Environment Complexity and Nash Equilibria in a Sequential Social Dilemma
Mustafa Yasir, Andrew Howes, Vasilios Mavroudis, Chris Hicks
TL;DR
This paper investigates how environment complexity in higher-dimensional sequential social dilemmas affects cooperative outcomes in multi-agent reinforcement learning. By adapting the gridworld Stag Hunt to eight complexity variants and analyzing independent PPO learners, the authors show that greater complexity biases convergence toward suboptimal, risk-dominant Nash equilibria, even when higher-reward strategies exist. Through curriculum experiments and empirical game-theoretic analysis, they demonstrate that some Group B environments can map to MGSD/SSD structures and that suboptimal equilibria are robust to learning dynamics, though more cooperative strategies can be learned under guided training.

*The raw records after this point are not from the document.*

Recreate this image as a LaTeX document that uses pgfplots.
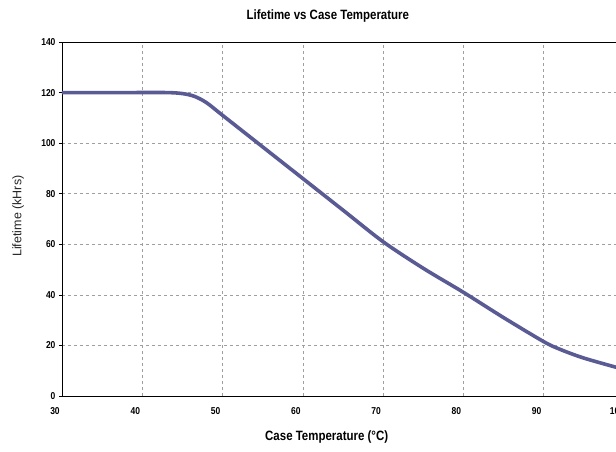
\documentclass[border=0pt]{standalone}
\usepackage{pgfplots}
\pgfplotsset{compat=1.18}
\usepackage{fontspec}
\setmainfont{Liberation Sans}
\newfontfamily\condf[FakeStretch=0.85]{Liberation Sans}
\usetikzlibrary{calc}
\definecolor{curve}{RGB}{90,90,148}
\begin{document}
\begin{tikzpicture}
\begin{axis}[name=ax,
  scale only axis, width=562pt, height=354pt,
  xmin=30, xmax=100, ymin=0, ymax=140,
  xtick={30,40,...,100}, ytick={0,20,...,140},
  grid=major, grid style={dashed, gray!75, line width=0.5pt},
  axis line style={black, line width=0.8pt},
  tick align=outside, major tick length=3pt,
  tick style={black, line width=0.5pt},
  xtick style={draw=none},
  /pgf/number format/assume math mode=true,
  tick label style={font=\condf\fontsize{10}{12}\selectfont\bfseries},
  xticklabel style={xshift=-7pt, yshift=-5pt},
  title={\condf\fontsize{13.5}{15}\selectfont\bfseries Lifetime vs Case Temperature},
  title style={at={(axis description cs:0.473,1)}, anchor=center, yshift=20pt},
  xlabel={\condf\fontsize{13.5}{15}\selectfont\bfseries Case Temperature (\textdegree C)},
  xlabel style={at={(axis description cs:0.471,0)}, anchor=center, yshift=-41pt},
  ylabel={\fontsize{12.5}{14}\selectfont\color{black!85} Lifetime (kHrs)},
  ylabel style={at={(axis description cs:-0.078,0.508)}, anchor=center},
]
\addplot[curve, line width=3.6pt, smooth, line cap=round] coordinates {
(30,120) (38,120) (43,120) (45,119.6) (46.5,118.5) (48,116) (50,111)
(55,98.5) (60,86) (65,73.5) (70,61) (75,50.5) (80,41) (85,31)
(90,21.5) (92,18.5) (95,15) (100,10.5)
};
\end{axis}
\pgfresetboundingbox
\path[use as bounding box] ($(ax.south west)+(-62pt,-56pt)$) rectangle ($(ax.south west)+(554pt,396pt)$);
\end{tikzpicture}
\end{document}
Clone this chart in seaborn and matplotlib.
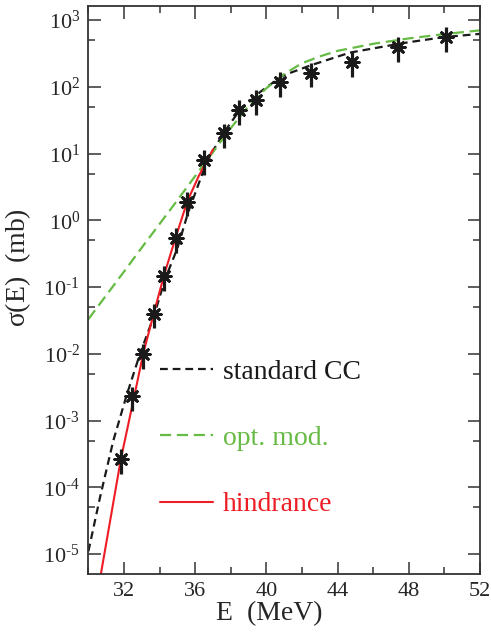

The work highlights the critical role of environment dynamics in shaping general-sum MARL outcomes and provides a framework for linking complex RL environments to classic game-theoretic analyses.
Abstract
Multi-agent reinforcement learning (MARL) methods, while effective in zero-sum or positive-sum games, often yield suboptimal outcomes in general-sum games where cooperation is essential for achieving globally optimal outcomes. Matrix game social dilemmas, which abstract key aspects of general-sum interactions, such as cooperation, risk, and trust, fail to model the temporal and spatial dynamics characteristic of real-world scenarios. In response, our study extends matrix game social dilemmas into more complex, higher-dimensional MARL environments. We adapt a gridworld implementation of the Stag Hunt dilemma to more closely match the decision-space of a one-shot matrix game while also introducing variable environment complexity. Our findings indicate that as complexity increases, MARL agents trained in these environments converge to suboptimal strategies, consistent with the risk-dominant Nash equilibria strategies found in matrix games. Our work highlights the impact of environment complexity on achieving optimal outcomes in higher-dimensional game-theoretic MARL environments.